One of the best ways to keep track of your staff is to use time clocks that accurately measure employee productivity during the day. There are various types of time clocks that have varying degrees of complexity, depending on your business needs. This includes biometric time clocks, web-based time clocks, WiFi time clocks, and much more.

Once you’ve chosen the appropriate time clock, it’s important that you set up protocols to monitor their time usage regularly. Not only will this help you identify any opportunities where an employee is stealing time (this can be something as simple as not clocking out on a lunch break), but it can also help you identify areas where your employees need help. For example, if you notice that employees are taking longer to shut down a store then necessary, perhaps you can observe the closing situation and see where some time can be eliminated, or talk to your employees about what they think can be done to streamline closing.

Bringing In Malware

In 2016, IBM revealed that there are at least 1.5 million cyber attacks annually. This number equates to 4,000 cyber attacks daily—and this number is only increasing, as well as the cost of damage.
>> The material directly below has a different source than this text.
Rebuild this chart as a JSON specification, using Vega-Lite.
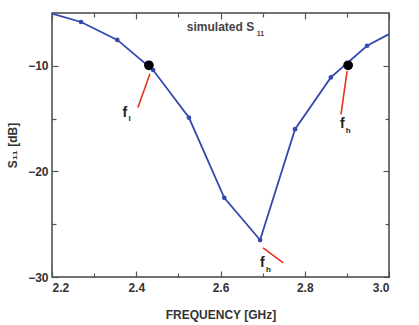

For instance, the total cost of a data breach was $3.8 million in 2015, and went up to $4 million in 2016.

There are some cases where your staff can bring in malicious malware, which can not only affect their computer and personal information, but the resources of your entire business. With so many daily breaches, phishing activities are very popular. Phishing is the process of gaining fraudulent access to a server by pretending to be an authority site.

For example, an employee might receive an email from what appears to be a legitimate source—like a bank or payroll system—requesting that they log in to fix an error with their account. However, in this case, the email would contain a link to a duplicate site that appears to look legitimate. Once you input your details, the hacker will have access to those important credentials.

It’s important that your employees are aware of many of the common hacking techniques that happen today. The more they are aware of them, the more likely they are to recognize a potential threat should one occur.

Stealing Intellectual Property

In rare instances, your employee may be intentionally trying to hurt your business and bottom line. This might be because of a disagreement you had with them, or simply because they aren’t a good person after all. Whatever the case, it does happen.

There are several ways you can prevent and protect your intellectual property (for all intents and purposes, your “intellectual property” refers to anything that can be copyrighted, trademarked, or patented). The first step is to create an employee agreement, which explicitly states that any work they create on the job is intellectual property that is owned by you. This includes everything from graphic design to blog posts.

There are other types of agreements, too. A non-compete agreement protects businesses by ensuring their employees do not start a competing business or enter into a competing business. This way, the knowledge about your business that they gain as an employee cannot be transferred elsewhere.

It’s also important that employees understand that any data transmitted through company servers bears no privacy. You, as the employer, have the right to access any electronic resources and digital discussions that you please. This also means that there are strict rules about posting personal business information publicly, and discussing personal business matters/trade secrets outside of the workplace.